──────── RECORDS SHOWN ────────
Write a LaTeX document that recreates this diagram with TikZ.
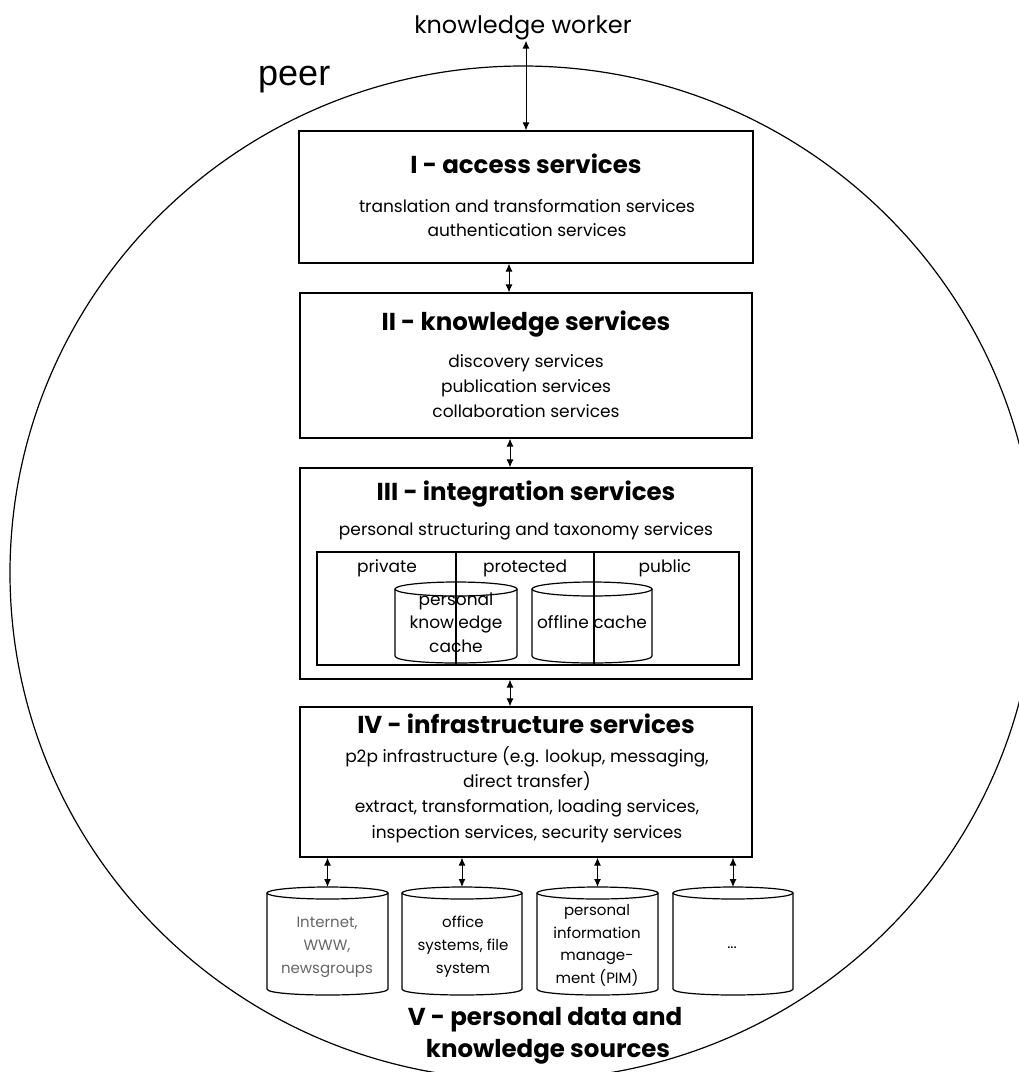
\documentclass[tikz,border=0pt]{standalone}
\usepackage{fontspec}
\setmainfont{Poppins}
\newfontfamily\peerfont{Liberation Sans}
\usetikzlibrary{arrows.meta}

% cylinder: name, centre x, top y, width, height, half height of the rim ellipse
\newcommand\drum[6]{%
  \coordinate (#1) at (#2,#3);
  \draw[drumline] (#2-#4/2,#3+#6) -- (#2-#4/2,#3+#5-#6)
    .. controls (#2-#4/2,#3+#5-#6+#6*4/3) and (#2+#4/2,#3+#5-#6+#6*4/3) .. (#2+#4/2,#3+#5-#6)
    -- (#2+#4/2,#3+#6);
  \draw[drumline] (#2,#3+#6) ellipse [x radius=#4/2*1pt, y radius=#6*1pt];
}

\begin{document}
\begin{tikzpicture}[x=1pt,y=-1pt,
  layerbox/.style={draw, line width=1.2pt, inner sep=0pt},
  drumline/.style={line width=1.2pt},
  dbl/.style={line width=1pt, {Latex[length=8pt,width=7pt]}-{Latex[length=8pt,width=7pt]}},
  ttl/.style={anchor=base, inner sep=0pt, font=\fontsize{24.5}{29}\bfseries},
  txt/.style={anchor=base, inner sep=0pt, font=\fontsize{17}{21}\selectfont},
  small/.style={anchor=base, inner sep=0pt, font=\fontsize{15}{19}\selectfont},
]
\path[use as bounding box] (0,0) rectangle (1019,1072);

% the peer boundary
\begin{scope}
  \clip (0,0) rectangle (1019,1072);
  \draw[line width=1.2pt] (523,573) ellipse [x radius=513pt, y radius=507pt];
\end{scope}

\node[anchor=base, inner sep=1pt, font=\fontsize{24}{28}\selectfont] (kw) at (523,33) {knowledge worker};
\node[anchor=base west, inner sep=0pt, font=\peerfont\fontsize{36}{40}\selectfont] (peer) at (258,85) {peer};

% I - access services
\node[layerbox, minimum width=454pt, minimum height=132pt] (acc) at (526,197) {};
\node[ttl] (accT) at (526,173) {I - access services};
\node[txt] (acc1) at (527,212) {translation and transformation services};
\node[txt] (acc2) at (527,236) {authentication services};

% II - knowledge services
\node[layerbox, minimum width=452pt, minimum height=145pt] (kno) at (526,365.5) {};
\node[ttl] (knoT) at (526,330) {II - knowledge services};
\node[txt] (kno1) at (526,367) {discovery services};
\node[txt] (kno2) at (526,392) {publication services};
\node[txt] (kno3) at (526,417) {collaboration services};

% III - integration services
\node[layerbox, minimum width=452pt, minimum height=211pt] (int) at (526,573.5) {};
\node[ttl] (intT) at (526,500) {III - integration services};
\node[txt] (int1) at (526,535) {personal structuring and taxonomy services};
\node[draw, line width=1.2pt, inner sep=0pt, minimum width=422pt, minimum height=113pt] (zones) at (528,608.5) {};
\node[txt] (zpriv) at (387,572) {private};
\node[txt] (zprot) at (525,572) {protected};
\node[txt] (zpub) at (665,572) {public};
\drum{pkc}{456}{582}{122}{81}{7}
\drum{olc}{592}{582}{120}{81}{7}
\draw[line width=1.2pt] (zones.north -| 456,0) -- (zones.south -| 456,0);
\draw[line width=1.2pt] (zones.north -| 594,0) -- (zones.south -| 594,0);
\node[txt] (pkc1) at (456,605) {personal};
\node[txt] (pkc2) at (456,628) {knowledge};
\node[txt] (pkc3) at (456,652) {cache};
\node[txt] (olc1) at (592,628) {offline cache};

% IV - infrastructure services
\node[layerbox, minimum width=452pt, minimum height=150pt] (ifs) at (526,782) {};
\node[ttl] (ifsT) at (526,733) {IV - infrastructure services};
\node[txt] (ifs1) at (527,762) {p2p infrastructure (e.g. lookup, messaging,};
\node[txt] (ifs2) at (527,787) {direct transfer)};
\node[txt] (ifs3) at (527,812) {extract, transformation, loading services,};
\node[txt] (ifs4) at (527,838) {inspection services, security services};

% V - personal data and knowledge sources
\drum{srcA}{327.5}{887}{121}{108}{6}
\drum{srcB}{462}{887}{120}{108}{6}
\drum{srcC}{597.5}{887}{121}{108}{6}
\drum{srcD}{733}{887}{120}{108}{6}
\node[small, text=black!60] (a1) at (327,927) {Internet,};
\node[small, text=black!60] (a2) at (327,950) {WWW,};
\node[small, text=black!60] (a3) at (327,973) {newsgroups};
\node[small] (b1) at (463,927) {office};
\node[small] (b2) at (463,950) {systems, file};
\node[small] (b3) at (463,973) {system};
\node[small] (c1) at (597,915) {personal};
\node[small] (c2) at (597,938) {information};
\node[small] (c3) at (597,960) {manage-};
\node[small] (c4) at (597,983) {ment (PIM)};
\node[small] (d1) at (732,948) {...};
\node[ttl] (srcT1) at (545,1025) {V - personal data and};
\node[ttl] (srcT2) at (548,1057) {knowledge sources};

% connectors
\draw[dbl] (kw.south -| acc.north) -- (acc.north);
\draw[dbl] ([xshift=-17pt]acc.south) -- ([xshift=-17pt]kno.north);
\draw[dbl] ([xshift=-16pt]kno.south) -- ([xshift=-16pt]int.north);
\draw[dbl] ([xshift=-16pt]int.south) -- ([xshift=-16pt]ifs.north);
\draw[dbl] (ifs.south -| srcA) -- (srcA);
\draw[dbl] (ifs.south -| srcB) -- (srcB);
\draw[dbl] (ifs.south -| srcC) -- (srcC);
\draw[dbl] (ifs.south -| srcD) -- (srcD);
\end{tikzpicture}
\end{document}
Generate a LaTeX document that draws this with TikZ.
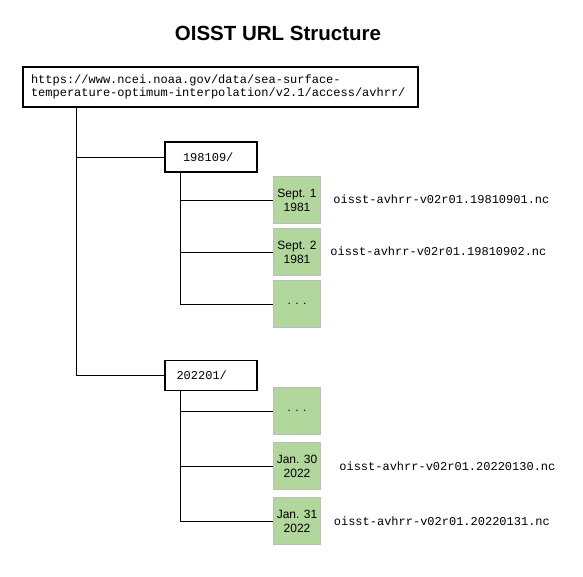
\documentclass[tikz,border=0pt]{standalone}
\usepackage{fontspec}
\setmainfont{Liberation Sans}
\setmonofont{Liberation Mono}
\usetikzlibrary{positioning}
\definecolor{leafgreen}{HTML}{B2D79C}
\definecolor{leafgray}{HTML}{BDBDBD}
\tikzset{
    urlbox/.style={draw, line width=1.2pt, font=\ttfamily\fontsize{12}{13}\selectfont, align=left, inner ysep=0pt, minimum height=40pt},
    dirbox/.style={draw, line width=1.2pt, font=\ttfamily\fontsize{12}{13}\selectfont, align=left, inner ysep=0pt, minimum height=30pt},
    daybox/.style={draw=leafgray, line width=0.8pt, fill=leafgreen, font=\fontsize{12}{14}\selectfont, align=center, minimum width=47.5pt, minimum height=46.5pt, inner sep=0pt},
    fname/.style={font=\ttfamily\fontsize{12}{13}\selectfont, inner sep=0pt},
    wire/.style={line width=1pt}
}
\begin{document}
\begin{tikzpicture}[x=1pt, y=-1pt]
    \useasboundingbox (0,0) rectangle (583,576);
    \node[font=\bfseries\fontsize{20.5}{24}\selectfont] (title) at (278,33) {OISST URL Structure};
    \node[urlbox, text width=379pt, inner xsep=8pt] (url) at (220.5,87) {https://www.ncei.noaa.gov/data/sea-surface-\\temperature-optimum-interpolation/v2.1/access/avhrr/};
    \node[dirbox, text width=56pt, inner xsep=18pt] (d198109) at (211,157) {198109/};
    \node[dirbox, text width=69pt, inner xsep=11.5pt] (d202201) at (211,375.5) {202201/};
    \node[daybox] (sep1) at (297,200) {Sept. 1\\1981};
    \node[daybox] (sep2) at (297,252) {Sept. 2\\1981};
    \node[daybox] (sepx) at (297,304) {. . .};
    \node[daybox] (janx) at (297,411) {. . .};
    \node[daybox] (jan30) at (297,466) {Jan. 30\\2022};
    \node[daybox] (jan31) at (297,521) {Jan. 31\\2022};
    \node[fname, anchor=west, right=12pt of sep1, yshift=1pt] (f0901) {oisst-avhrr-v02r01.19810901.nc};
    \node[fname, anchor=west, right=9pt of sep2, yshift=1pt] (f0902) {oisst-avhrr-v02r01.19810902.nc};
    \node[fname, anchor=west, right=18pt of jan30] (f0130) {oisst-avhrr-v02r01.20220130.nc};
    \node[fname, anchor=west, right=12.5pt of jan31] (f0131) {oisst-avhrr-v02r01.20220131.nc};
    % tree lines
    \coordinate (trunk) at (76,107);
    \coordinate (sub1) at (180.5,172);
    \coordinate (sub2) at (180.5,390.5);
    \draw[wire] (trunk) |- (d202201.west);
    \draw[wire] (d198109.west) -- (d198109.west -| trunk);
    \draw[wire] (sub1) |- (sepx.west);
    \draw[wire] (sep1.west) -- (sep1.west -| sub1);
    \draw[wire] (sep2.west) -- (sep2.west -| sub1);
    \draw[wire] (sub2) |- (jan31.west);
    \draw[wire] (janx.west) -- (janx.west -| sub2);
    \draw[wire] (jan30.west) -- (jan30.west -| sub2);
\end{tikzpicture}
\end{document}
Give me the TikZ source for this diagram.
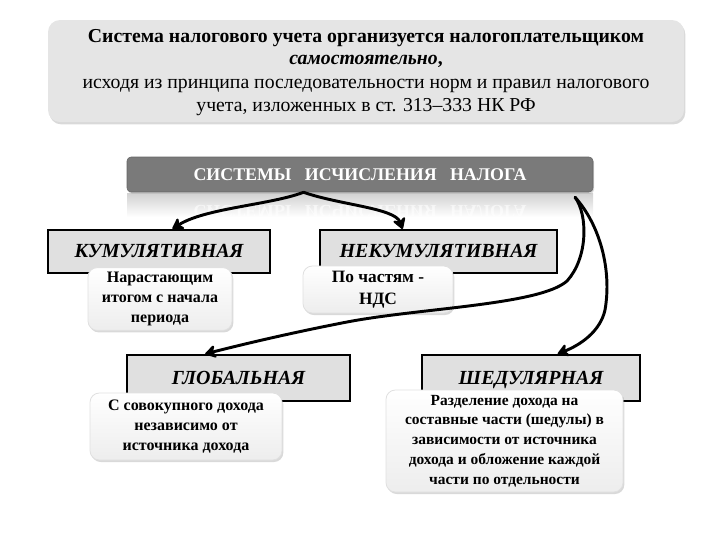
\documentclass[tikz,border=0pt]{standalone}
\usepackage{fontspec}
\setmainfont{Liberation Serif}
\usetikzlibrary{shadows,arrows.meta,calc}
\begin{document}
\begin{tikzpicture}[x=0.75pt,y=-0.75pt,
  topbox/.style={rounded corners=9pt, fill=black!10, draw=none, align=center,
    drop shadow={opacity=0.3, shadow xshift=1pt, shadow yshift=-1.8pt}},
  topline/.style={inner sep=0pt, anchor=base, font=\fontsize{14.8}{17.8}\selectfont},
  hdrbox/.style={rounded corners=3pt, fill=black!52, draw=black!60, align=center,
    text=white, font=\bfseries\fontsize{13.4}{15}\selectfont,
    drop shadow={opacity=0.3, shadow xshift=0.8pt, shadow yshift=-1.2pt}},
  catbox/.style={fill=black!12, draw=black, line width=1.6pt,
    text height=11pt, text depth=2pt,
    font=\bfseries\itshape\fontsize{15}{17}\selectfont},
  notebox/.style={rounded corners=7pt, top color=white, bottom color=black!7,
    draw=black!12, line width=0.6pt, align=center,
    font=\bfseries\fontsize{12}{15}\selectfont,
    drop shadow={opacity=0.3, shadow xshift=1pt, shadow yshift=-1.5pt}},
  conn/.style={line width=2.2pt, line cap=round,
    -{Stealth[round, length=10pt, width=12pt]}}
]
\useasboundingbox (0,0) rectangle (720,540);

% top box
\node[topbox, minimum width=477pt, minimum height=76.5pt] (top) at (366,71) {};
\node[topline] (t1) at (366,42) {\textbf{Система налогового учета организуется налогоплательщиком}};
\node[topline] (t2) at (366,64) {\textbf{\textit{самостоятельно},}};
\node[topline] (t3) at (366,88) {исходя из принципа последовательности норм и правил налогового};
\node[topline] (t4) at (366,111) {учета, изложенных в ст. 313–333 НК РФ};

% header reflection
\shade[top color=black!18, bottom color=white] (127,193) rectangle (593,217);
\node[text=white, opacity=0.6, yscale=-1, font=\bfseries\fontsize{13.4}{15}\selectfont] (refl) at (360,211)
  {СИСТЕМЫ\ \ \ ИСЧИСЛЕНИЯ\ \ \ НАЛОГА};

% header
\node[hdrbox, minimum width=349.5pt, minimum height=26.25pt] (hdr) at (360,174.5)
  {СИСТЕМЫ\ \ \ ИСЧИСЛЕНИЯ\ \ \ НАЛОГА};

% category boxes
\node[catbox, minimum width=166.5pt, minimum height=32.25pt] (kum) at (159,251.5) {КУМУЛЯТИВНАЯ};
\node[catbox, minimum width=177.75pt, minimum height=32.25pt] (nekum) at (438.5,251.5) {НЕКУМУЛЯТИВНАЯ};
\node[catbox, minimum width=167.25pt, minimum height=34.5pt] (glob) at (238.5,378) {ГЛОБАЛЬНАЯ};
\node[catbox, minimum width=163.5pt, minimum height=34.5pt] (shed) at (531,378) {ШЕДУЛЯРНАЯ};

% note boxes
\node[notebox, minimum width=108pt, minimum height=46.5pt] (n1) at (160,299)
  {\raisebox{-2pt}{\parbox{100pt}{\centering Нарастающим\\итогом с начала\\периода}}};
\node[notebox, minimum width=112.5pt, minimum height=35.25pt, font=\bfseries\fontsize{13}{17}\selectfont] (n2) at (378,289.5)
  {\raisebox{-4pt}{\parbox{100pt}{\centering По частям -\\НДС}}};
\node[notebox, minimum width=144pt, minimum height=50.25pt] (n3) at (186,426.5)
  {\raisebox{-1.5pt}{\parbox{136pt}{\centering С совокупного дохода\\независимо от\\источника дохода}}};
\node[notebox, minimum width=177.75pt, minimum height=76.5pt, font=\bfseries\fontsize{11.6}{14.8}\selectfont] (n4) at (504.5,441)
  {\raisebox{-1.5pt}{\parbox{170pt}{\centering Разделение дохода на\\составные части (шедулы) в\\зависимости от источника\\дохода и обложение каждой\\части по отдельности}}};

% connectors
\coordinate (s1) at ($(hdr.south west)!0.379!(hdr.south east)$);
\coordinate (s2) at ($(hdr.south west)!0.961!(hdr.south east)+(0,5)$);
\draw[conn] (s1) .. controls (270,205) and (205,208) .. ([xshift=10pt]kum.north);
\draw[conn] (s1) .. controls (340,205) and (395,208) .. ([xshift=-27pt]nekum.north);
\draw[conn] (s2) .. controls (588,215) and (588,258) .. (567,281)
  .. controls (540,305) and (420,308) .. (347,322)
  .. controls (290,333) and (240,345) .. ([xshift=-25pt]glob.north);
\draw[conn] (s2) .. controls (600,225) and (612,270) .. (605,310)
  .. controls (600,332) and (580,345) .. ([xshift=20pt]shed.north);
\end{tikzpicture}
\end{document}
────────
- [WHAT YOU HAVE TO DO]: Scan the records above for the string "this", then report every line that contains it.

- [OUTPUT OF THE TASK]:
Write a LaTeX document that recreates this diagram with TikZ.
Generate a LaTeX document that draws this with TikZ.
Give me the TikZ source for this diagram.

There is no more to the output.